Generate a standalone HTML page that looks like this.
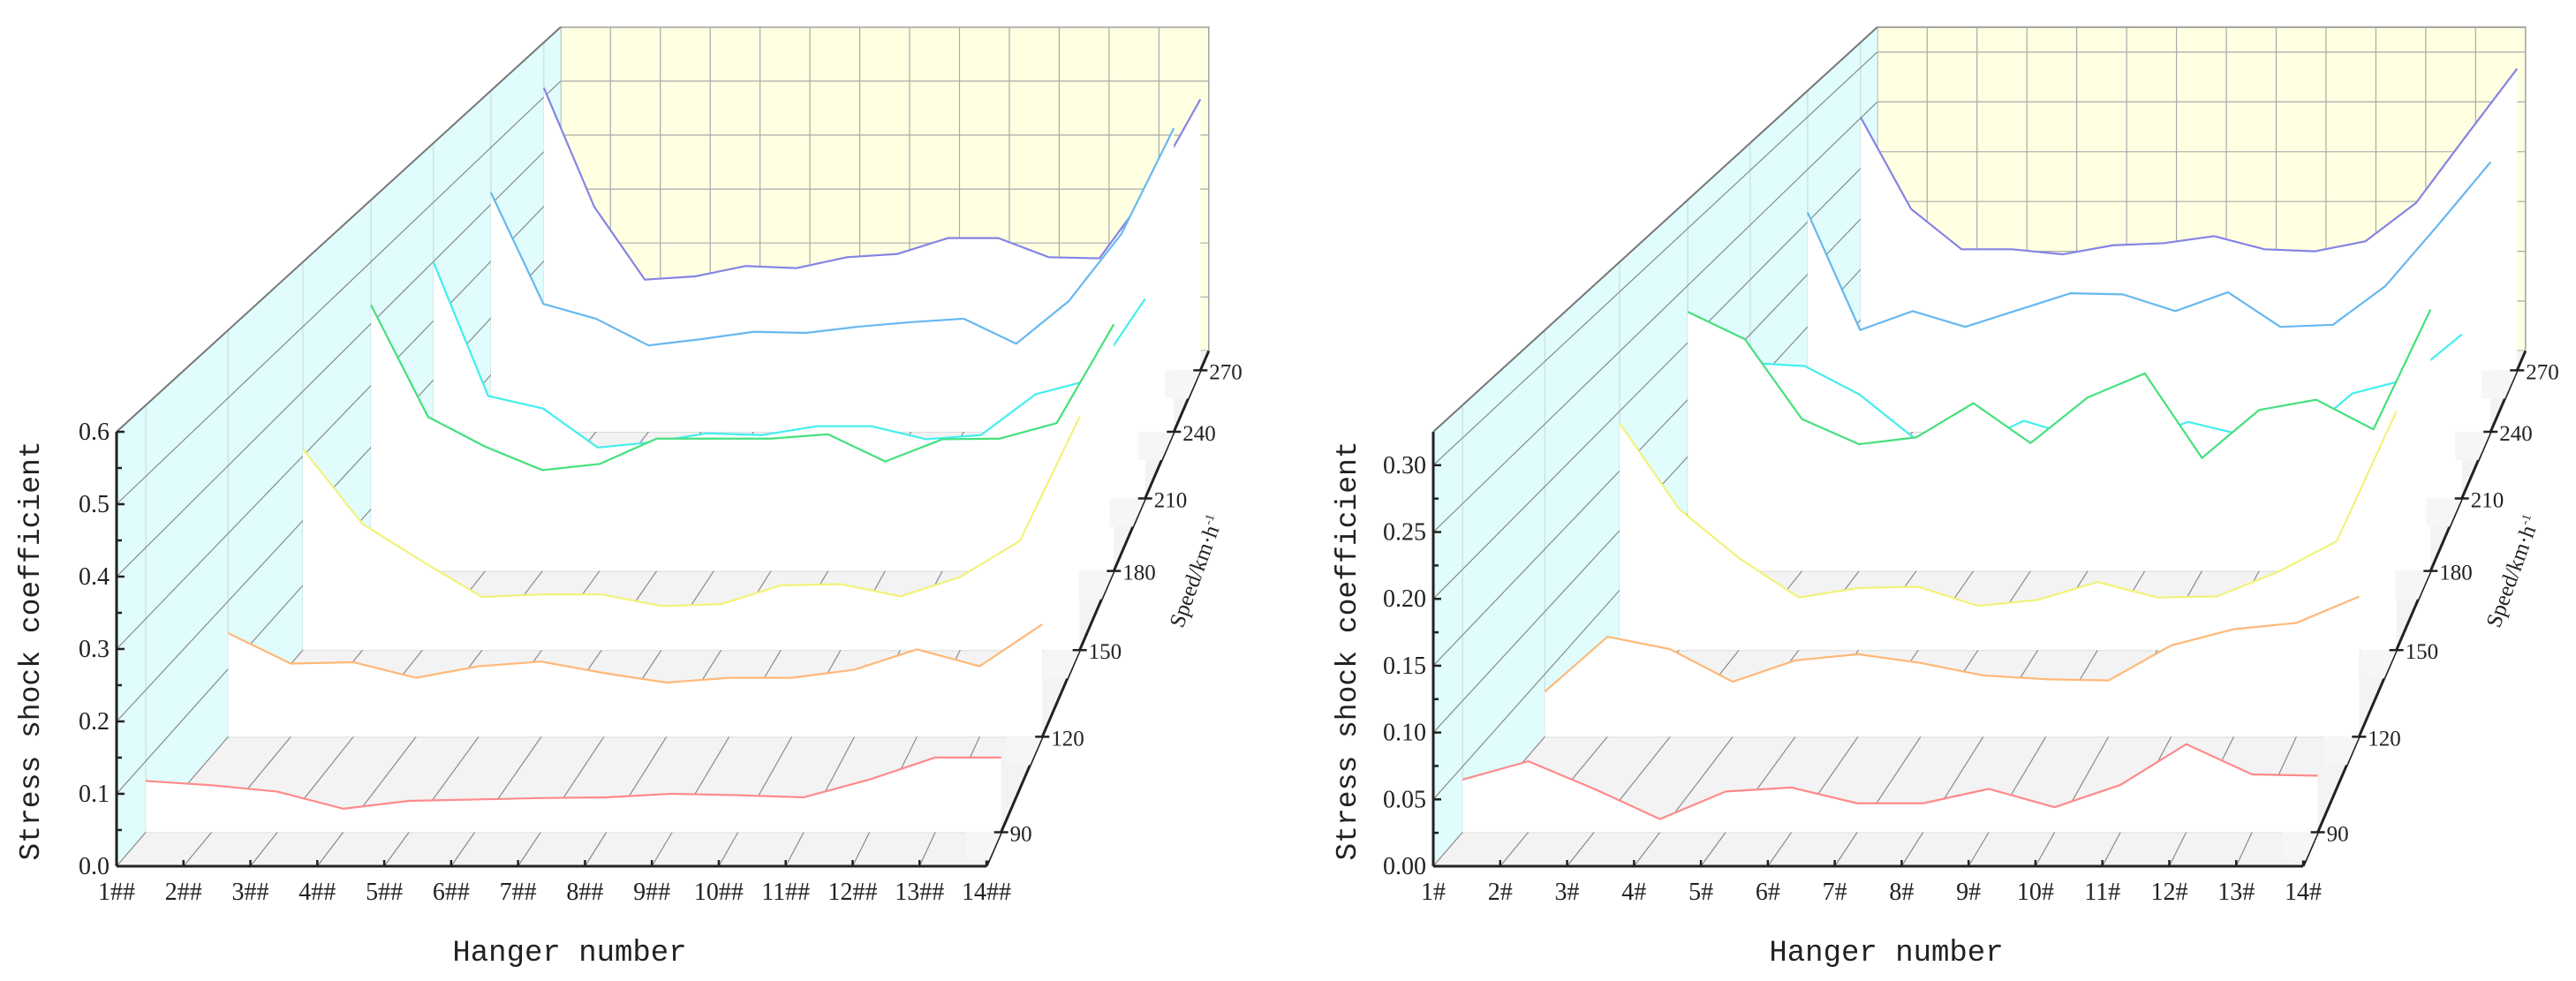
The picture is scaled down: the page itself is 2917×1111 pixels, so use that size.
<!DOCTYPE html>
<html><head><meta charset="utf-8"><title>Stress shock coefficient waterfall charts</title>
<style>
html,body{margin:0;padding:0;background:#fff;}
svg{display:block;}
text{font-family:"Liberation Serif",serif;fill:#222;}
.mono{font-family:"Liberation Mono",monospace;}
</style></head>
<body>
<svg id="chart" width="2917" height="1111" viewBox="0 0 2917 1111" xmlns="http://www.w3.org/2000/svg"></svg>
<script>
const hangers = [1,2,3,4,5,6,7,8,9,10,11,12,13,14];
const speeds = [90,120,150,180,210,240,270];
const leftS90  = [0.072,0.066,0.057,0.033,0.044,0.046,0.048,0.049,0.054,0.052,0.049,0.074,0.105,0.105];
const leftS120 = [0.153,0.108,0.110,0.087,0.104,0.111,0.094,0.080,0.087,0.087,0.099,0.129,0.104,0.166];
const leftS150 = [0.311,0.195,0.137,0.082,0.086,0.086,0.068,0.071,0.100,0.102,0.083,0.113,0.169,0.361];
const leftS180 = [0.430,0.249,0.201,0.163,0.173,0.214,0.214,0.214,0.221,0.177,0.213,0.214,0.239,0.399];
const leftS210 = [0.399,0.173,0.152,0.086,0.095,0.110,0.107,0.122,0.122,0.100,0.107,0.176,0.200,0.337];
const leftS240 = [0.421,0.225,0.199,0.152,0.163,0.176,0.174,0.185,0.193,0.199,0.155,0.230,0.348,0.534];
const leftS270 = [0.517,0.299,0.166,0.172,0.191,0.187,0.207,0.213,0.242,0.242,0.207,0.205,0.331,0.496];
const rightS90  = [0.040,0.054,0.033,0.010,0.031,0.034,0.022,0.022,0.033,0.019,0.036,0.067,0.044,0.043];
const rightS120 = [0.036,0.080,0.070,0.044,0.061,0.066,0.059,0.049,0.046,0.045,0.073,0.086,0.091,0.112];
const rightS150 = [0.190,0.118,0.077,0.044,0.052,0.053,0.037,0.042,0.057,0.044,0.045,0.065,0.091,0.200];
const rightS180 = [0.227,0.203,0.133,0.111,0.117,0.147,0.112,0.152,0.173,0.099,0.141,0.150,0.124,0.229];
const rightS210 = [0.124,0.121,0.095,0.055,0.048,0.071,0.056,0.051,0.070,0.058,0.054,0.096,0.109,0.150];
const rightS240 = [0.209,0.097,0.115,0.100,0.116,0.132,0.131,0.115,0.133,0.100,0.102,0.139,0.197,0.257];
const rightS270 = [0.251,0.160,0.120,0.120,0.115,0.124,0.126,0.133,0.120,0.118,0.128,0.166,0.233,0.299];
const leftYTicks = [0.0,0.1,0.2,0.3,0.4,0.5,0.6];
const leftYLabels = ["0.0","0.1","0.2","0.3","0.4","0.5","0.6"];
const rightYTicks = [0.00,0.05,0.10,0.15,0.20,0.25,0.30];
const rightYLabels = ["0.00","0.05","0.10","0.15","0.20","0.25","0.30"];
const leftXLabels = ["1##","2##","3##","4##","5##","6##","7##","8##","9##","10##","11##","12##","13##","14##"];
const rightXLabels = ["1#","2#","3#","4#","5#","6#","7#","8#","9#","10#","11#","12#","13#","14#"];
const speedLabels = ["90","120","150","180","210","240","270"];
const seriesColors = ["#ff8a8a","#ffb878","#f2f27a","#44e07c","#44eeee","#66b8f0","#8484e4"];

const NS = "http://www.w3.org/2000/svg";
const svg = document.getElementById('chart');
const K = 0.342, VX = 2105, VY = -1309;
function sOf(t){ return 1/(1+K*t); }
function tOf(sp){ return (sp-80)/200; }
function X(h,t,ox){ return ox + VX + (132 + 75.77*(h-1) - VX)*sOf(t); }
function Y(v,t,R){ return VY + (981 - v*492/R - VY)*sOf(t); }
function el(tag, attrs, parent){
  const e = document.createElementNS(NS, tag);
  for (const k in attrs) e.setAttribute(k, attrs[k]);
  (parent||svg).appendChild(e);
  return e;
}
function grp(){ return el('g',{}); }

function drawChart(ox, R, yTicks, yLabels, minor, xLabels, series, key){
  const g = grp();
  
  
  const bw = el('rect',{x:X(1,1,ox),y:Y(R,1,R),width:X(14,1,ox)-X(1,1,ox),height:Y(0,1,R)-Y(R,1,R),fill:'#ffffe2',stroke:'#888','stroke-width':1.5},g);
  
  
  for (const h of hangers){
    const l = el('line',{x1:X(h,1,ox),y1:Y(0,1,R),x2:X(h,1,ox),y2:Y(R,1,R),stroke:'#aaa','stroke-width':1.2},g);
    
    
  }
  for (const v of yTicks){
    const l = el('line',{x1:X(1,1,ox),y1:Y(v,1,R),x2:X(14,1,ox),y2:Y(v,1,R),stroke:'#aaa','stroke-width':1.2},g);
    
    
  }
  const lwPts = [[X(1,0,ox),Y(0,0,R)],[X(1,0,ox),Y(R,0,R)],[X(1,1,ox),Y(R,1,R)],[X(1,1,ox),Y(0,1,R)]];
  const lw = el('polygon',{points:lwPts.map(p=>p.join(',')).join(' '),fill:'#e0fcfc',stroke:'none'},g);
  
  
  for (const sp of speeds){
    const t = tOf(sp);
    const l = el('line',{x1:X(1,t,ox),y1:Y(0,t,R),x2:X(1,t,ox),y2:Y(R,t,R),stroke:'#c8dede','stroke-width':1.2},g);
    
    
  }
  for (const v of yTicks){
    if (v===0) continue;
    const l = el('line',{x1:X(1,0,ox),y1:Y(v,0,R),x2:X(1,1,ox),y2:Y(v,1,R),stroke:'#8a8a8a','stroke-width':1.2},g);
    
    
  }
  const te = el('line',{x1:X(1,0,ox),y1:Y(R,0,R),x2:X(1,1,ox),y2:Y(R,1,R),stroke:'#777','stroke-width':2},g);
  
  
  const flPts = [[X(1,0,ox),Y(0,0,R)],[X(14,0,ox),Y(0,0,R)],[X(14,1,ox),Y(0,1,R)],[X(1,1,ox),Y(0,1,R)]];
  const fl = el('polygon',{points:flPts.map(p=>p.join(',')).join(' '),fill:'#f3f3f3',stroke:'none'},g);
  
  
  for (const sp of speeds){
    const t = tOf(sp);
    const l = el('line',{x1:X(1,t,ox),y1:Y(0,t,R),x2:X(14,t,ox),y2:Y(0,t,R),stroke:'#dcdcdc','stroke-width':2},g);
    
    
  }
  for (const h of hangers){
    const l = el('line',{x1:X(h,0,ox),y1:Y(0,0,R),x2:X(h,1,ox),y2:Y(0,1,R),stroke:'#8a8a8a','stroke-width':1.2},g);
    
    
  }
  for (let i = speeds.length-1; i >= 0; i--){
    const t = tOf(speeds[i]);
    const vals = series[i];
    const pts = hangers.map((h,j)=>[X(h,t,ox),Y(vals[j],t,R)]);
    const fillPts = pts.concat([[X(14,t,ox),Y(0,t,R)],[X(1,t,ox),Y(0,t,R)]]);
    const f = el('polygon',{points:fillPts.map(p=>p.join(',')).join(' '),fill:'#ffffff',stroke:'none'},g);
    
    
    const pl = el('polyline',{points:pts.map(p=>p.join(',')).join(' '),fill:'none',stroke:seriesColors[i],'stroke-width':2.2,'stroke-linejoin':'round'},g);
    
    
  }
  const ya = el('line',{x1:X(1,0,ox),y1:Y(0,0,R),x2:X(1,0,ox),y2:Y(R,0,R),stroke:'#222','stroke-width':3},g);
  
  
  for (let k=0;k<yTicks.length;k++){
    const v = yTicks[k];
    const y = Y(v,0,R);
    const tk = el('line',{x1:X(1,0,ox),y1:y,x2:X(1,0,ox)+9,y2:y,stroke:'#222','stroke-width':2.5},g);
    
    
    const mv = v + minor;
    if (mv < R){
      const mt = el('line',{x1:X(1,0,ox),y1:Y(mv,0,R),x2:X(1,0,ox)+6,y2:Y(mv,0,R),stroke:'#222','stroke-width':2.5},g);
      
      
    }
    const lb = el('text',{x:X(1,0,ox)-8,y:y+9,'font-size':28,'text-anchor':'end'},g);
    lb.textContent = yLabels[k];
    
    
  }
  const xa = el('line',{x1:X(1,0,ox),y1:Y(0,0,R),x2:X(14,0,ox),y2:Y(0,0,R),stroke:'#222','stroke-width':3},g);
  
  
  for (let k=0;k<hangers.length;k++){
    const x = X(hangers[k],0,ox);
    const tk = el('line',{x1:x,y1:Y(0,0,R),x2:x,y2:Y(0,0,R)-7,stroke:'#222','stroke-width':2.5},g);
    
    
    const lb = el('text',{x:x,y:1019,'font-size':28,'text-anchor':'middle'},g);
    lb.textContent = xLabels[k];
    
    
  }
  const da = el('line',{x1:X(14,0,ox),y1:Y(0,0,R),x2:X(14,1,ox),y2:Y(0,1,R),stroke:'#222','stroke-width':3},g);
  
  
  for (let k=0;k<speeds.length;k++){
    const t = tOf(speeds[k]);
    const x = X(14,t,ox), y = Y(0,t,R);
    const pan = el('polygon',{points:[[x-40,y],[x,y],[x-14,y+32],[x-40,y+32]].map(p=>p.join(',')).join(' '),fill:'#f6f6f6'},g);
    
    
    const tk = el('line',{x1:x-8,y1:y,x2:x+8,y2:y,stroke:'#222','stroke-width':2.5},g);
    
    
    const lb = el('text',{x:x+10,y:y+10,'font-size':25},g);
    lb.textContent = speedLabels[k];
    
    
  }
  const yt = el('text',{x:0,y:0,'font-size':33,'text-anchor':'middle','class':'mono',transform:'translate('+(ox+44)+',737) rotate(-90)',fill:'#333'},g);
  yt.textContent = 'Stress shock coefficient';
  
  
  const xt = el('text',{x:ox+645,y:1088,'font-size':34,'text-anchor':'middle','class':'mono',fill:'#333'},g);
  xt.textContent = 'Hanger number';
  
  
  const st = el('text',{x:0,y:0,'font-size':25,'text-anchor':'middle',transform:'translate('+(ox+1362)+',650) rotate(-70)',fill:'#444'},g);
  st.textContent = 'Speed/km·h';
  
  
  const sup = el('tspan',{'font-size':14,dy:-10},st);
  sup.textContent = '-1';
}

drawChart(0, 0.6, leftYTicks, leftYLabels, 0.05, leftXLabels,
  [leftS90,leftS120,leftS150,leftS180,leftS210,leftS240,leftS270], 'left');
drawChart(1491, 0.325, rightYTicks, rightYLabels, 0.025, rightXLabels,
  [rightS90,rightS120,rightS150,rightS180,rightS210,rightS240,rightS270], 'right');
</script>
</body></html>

══════════════════════════════

* Do this *
Pick out and copy the lines of the material that include the word "size".

* Written answer *
The picture is scaled down: the page itself is 2917×1111 pixels, so use that size.
    const lb = el('text',{x:X(1,0,ox)-8,y:y+9,'font-size':28,'text-anchor':'end'},g);
    const lb = el('text',{x:x,y:1019,'font-size':28,'text-anchor':'middle'},g);
    const lb = el('text',{x:x+10,y:y+10,'font-size':25},g);
  const yt = el('text',{x:0,y:0,'font-size':33,'text-anchor':'middle','class':'mono',transform:'translate('+(ox+44)+',737) rotate(-90)',fill:'#333'},g);
  const xt = el('text',{x:ox+645,y:1088,'font-size':34,'text-anchor':'middle','class':'mono',fill:'#333'},g);
  const st = el('text',{x:0,y:0,'font-size':25,'text-anchor':'middle',transform:'translate('+(ox+1362)+',650) rotate(-70)',fill:'#444'},g);
  const sup = el('tspan',{'font-size':14,dy:-10},st);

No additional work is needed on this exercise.